The IAEA suspects a key military site in Parchin could have been the site of high-explosives tests related to nuclear weapons. They requested permission to visit the site during the group’s two-day visit to Tehran, but failed to get access.
But Ali Asghar Soltanieh says the real aim of the meeting was “to discuss the reality and framework for our future work”.
However, talking exclusively to RT, he stressed that “Iran is not ruling out access to any military sites, including Parchin”. But there are conditions that Iran wants the IAEA to follow.
“There should be a morality, a framework, a term of reference about what exactly they are looking for. We have to have insurance that we will not repeat the same bitter experience that every day they just come and ask for the access,” the envoy stressed.
Soltanieh rejected all allegations concerning Iran’s nuclear activity and said he was “one hundred per cent confident”, that “all this is wrong.”
“I just want to tell you that last week, perhaps this is the first time I am telling you, we, in fact, offered the agency to go to another site which the director general in his report has referred to as a large scale high-explosive test. We offered, but the team was instructed by the director general to go back to Vienna. Therefore we don’t have any hesitation that every activity we have has nothing to do with nuclear weapons.”
And even though the UN nuclear inspectors’ latest visit to Iran has left them still with a belief that the country is not sufficiently cooperating enough with regard to its atomic program, Iran’s envoy to IAEA summed up the results of the two-day visit as “extremely intensive.”
Now the IAEA envoy has emphasized that Iran is ready to continue discussions, and therefore “the agency has full control” over the country’s military sites.
“Regarding allegations, which is another issue, we have made a historic concession now by inviting the agency high officials to come to Iran,” he said.

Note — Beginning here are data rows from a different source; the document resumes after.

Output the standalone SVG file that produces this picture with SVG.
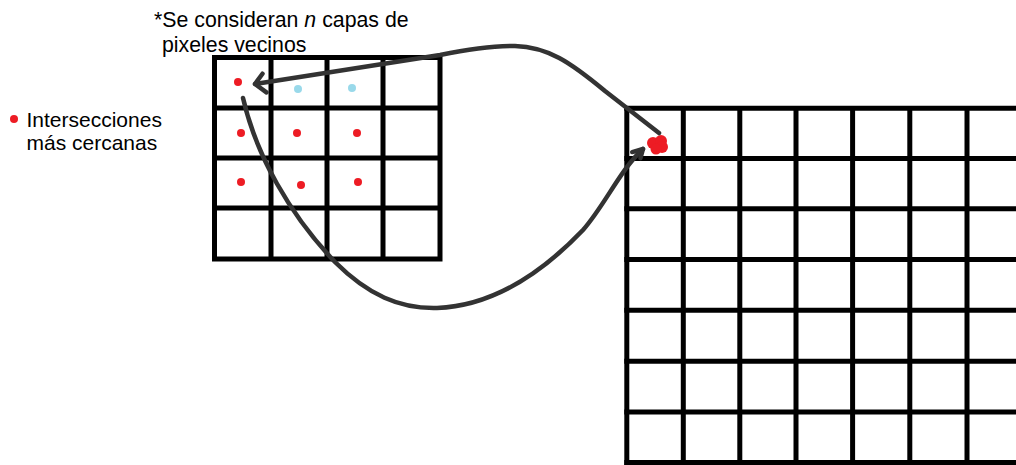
<svg xmlns="http://www.w3.org/2000/svg" width="1016" height="465" viewBox="0 0 1016 465">
  <style>
    .grid { stroke: #000; stroke-width: 5; fill: none; }
    .conn { stroke: #333; stroke-width: 4.5; fill: none; stroke-linecap: round; stroke-linejoin: round; }
    .txt { font-family: "Liberation Sans", Arial, sans-serif; fill: #000; }
    .red { fill: #ED1C24; }
    .cyan { fill: #99D9EA; }
  </style>
  <defs>
    <marker id="head" markerUnits="userSpaceOnUse" viewBox="-14 -14 18 28" refX="0" refY="0" markerWidth="18" markerHeight="28" orient="auto" overflow="visible">
      <path d="M-10,-10 L0,0 L-9,9" fill="none" stroke="#333" stroke-width="4.5" stroke-linecap="round" stroke-linejoin="round"/>
    </marker>
    <marker id="headSmall" markerUnits="userSpaceOnUse" viewBox="-14 -14 18 28" refX="0" refY="0" markerWidth="18" markerHeight="28" orient="auto" overflow="visible">
      <path d="M-10,-5 L0,0 L-8,5" fill="none" stroke="#333" stroke-width="4.5" stroke-linecap="round" stroke-linejoin="round"/>
    </marker>
  </defs>
  <rect width="1016" height="465" fill="#fff"/>

  <g id="note">
    <text class="txt" x="154" y="27" font-size="21.3">*Se consideran <tspan font-style="italic">n</tspan> capas de</text>
    <text class="txt" x="162" y="52" font-size="21.3">pixeles vecinos</text>
  </g>

  <g id="legend">
    <circle class="red" cx="14" cy="119" r="4"/>
    <text class="txt" x="26.5" y="127" font-size="21">Intersecciones</text>
    <text class="txt" x="26.5" y="150" font-size="21">más cercanas</text>
  </g>

  <g id="small-grid">
    <g class="grid">
      <rect x="214.5" y="57.5" width="225.5" height="201.5"/>
      <line x1="271" y1="57.5" x2="271" y2="259"/>
      <line x1="327" y1="57.5" x2="327" y2="259"/>
      <line x1="383" y1="57.5" x2="383" y2="259"/>
      <line x1="214.5" y1="108" x2="440" y2="108"/>
      <line x1="214.5" y1="158" x2="440" y2="158"/>
      <line x1="214.5" y1="208" x2="440" y2="208"/>
    </g>
    <circle class="red" cx="238" cy="82" r="4"/>
    <circle class="cyan" cx="298" cy="89" r="4"/>
    <circle class="cyan" cx="352" cy="88" r="4"/>
    <circle class="red" cx="241" cy="133" r="4"/>
    <circle class="red" cx="297" cy="133" r="4"/>
    <circle class="red" cx="357" cy="133" r="4"/>
    <circle class="red" cx="241" cy="182" r="4"/>
    <circle class="red" cx="301" cy="185" r="4"/>
    <circle class="red" cx="358" cy="182" r="4"/>
  </g>

  <g id="large-grid">
    <g class="grid">
      <line x1="626.8" y1="106" x2="626.8" y2="465"/>
      <line x1="683.3" y1="108.3" x2="683.3" y2="465"/>
      <line x1="739.8" y1="108.3" x2="739.8" y2="465"/>
      <line x1="796" y1="108.3" x2="796" y2="465"/>
      <line x1="852.6" y1="108.3" x2="852.6" y2="465"/>
      <line x1="909.8" y1="108.3" x2="909.8" y2="465"/>
      <line x1="967" y1="108.3" x2="967" y2="465"/>
      <line x1="624.3" y1="108.3" x2="1016" y2="108.3"/>
      <line x1="624.3" y1="158.5" x2="1016" y2="158.5"/>
      <line x1="624.3" y1="208.7" x2="1016" y2="208.7"/>
      <line x1="624.3" y1="259.5" x2="1016" y2="259.5"/>
      <line x1="624.3" y1="310.3" x2="1016" y2="310.3"/>
      <line x1="624.3" y1="361.2" x2="1016" y2="361.2"/>
      <line x1="624.3" y1="412" x2="1016" y2="412"/>
      <line x1="624.3" y1="462.5" x2="1016" y2="462.5"/>
    </g>
    <g class="red">
      <circle cx="653" cy="143" r="6"/>
      <circle cx="661" cy="141" r="6"/>
      <circle cx="662" cy="147" r="6"/>
      <circle cx="656" cy="149" r="5.5"/>
    </g>
  </g>

  <g id="connectors">
    <path class="conn" marker-end="url(#head)" d="M659,133 L605,91 C570,62 548,47 515,46 C490,46 465,50 440,55 L255,84"/>
    <path class="conn" marker-end="url(#headSmall)" d="M243,98 C256,155 290,215 335,262 C368,295 400,309 437,308 C490,306 540,275 583,230 C605,205 620,170 643,149"/>
  </g>
</svg>
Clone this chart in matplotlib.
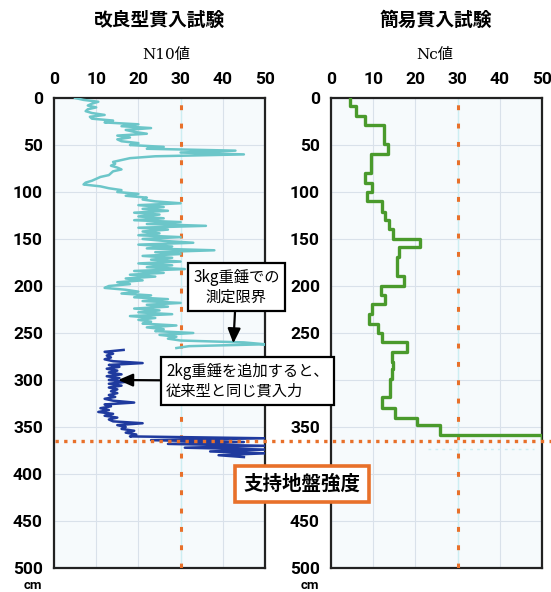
import matplotlib
matplotlib.use('Agg')
import matplotlib.pyplot as plt
import matplotlib.transforms as mtransforms
from matplotlib.lines import Line2D
import numpy as np

plt.rcParams['font.family'] = ['Noto Sans CJK JP', 'DejaVu Sans']

# ---- data ----
# improved penetration test, N10 values (3kg weight), every 2 cm from 0 cm
n10_light = [5, 7, 10.5, 9, 8, 10, 8, 7.5, 9, 12, 8.5, 9, 14, 12, 20, 16, 23, 17, 19, 22,
             15, 18, 15, 16, 20, 18, 26, 22, 43, 30, 45, 24, 18, 16, 14, 14.5, 13.5, 15, 16, 14,
             13.5, 13, 11, 10, 9, 7.5, 7, 11, 13, 16, 15, 20, 17, 22, 21, 24, 30, 20, 26, 21,
             27, 19, 25, 20, 26, 19, 30, 22, 36, 20, 27, 21, 25, 20, 30, 21, 26, 33, 20, 28,
             22, 38, 24, 30, 21, 28, 23, 30, 20, 28, 22, 31, 19, 26, 18, 24, 17, 21, 15, 18,
             13, 12, 17, 20, 16, 23, 19, 27, 21, 30, 22, 27, 19, 25, 20, 28, 18, 24, 20, 23,
             21, 29, 22, 26, 24, 33, 25, 29, 27, 30, 45, 50, 32, 29]
n10_light_start = 0
# with added 2kg weight, every 2 cm from 268 cm
n10_heavy = [16.5, 12, 14, 12.5, 13.5, 12, 14, 21, 13, 15.5, 12.5, 15, 13, 16, 12.5, 15.5, 13,
             17, 13, 16, 13, 15, 13.5, 15, 13, 14.5, 12, 14, 19, 12, 13.5, 11, 13, 10.5, 14, 12,
             15, 13, 14, 21, 15, 17, 16, 19, 17, 19.5, 18, 50, 23, 45, 27, 50, 31, 50, 37, 50,
             39, 45]
n10_heavy_start = 268
step_cm = 2

# simple penetration test, Nc values per layer
nc_top = [0, 8, 19, 29, 49, 60, 80, 90, 100, 110, 121, 130, 139, 150, 159, 169, 189, 200,
          210, 219, 230, 240, 250, 260, 270, 281, 288, 299, 318, 330, 340, 348, 359]
nc_val = [4.4, 6, 8, 12.6, 13.6, 9.4, 8, 9.6, 8.6, 12, 12.8, 13.8, 14.6, 21.2, 16.2, 15.6,
          17.2, 11.8, 12.8, 9.6, 9.0, 11.2, 12, 18, 14.4, 14.6, 14.4, 14, 12.2, 15.2, 20.4,
          25.8, 50]
nc_bottom = 362

limit_n = 30
bearing_depth = 365
x_ticks = [0, 10, 20, 30, 40, 50]
y_ticks = [0, 50, 100, 150, 200, 250, 300, 350, 400, 450, 500]

orange = '#e8702a'
tick_font = ['Roboto', 'DejaVu Sans']

fig = plt.figure(figsize=(5.51, 5.92), dpi=100)
ax1 = fig.add_axes([54 / 551, 1 - 568 / 592, 211 / 551, 470 / 592])
ax2 = fig.add_axes([331 / 551, 1 - 568 / 592, 211 / 551, 470 / 592])
ax1.set_zorder(3)

for ax in (ax1, ax2):
    ax.set_facecolor('#f6fafc')
    ax.set_xlim(0, 50)
    ax.set_ylim(500, 0)
    ax.set_xticks(x_ticks)
    ax.set_yticks(y_ticks)
    ax.xaxis.tick_top()
    ax.tick_params(length=0, pad=8)
    ax.grid(True, color='#d9e1ea', linewidth=0.8)
    ax.set_axisbelow(True)
    for lab in ax.get_xticklabels() + ax.get_yticklabels():
        lab.set_family(tick_font)
        lab.set_fontweight('bold')
        lab.set_fontsize(12.5)
    for sp in ax.spines.values():
        sp.set_linewidth(1.6)
        sp.set_color('#222222')
    ax.axvline(limit_n, color='#cdeef2', linewidth=1, zorder=2)
    ax.axvline(limit_n, color=orange, linewidth=2.2, linestyle=(0, (1.6, 4.4)), zorder=3)
    ax.text(-0.1, -0.038, 'cm', transform=ax.transAxes, ha='center', va='center',
            fontsize=9.5, fontweight='bold', family=tick_font)

# left panel
d_light = n10_light_start + step_cm * np.arange(len(n10_light))
d_heavy = n10_heavy_start + step_cm * np.arange(len(n10_heavy))
ax1.plot(n10_light, d_light, color='#6cc6c9', linewidth=1.8, zorder=4)
ax1.plot(n10_heavy, d_heavy, color='#1f3a9e', linewidth=1.8, zorder=4)

# right panel, stepped layers
edges = nc_top + [nc_bottom]
ys = np.repeat(edges, 2)[1:-1]
xs = np.repeat(nc_val, 2)
ax2.plot(xs, ys, color='#4a9a2c', linewidth=2.4, zorder=4)
ax2.plot([23, 48], [373, 373], color='#cdeef2', linewidth=1, linestyle=(0, (2, 3)), zorder=2)

# bearing strength line across both panels
trans = mtransforms.blended_transform_factory(fig.transFigure, ax1.transData)
fig.add_artist(Line2D([55 / 551, 1.0], [bearing_depth, bearing_depth], transform=trans,
                      color=orange, linewidth=2.4, linestyle=(0, (1.0, 1.6)), zorder=5))

# titles
fig.text(160 / 551, 1 - 20 / 592, '改良型貫入試験', ha='center', va='center',
         fontsize=13.5, fontweight='bold')
fig.text(436 / 551, 1 - 20 / 592, '簡易貫入試験', ha='center', va='center',
         fontsize=13.5, fontweight='bold')
fig.text(166 / 551, 1 - 55 / 592, 'N10値', ha='center', va='center', fontsize=11,
         family=['DejaVu Serif', 'Noto Sans CJK JP'])
fig.text(435 / 551, 1 - 55 / 592, 'Nc値', ha='center', va='center', fontsize=11,
         family=['DejaVu Serif', 'Noto Sans CJK JP'])

# annotations
box = dict(boxstyle='square,pad=0.35', facecolor='white', edgecolor='black', linewidth=1.6)
arrow = dict(arrowstyle='-|>,head_length=0.8,head_width=0.35', color='black',
             linewidth=1.6, shrinkA=0, shrinkB=0)
ax1.annotate('3kg重錘での\n測定限界', xy=(42.5, 261), xytext=(43.2, 201),
             ha='center', va='center', fontsize=11, linespacing=1.2,
             bbox=box, arrowprops=arrow, zorder=6, annotation_clip=False)
ax1.annotate('2kg重錘を追加すると、\n従来型と同じ貫入力', xy=(15.2, 300), xytext=(45.8, 301),
             ha='center', va='center', multialignment='left', fontsize=11, linespacing=1.2,
             bbox=box, arrowprops=arrow, zorder=6, annotation_clip=False)

fig.text(302 / 551, 1 - 484 / 592, '支持地盤強度', ha='center', va='center',
         fontsize=14, fontweight='bold', zorder=7,
         bbox=dict(boxstyle='square,pad=0.45', facecolor='white', edgecolor=orange,
                   linewidth=2.6))

fig.savefig('out.png', dpi=100)
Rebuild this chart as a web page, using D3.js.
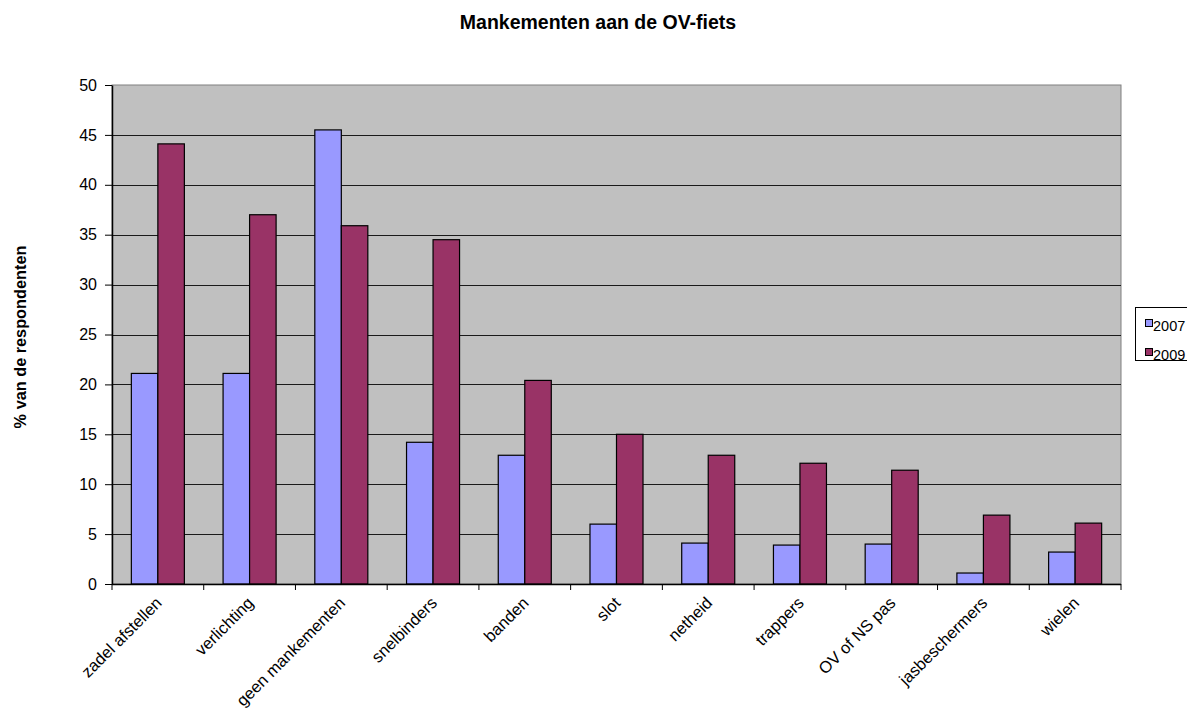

“We have continued our work with the agency despite all the sanctions, the terror against our scientists, all resolutions,” he added.
Five IAEA inspectors, led by Herman Nackaerts, visited Iran on a two-day trip aimed at resolving the country’s outstanding nuclear issues. The team held talks with Iranian officials but was barred from visiting Parchin, where the IAEA suspects Iran has been conducting hydrodynamic experiments, according to its report published last November.
“It is disappointing that Iran did not accept our request to visit Parchin,” IAEA director Yukiya Amano said in a statement following the trip. “We engaged in a constructive spirit, but no agreement was reached.”
The IAEA’s latest trip to Iran followed an earlier visit to the country from January 29 to 31. During that tour, six IAEA inspectors also held what Iran called “constructive talks” with the country’s officials, but did not visit any nuclear facilities.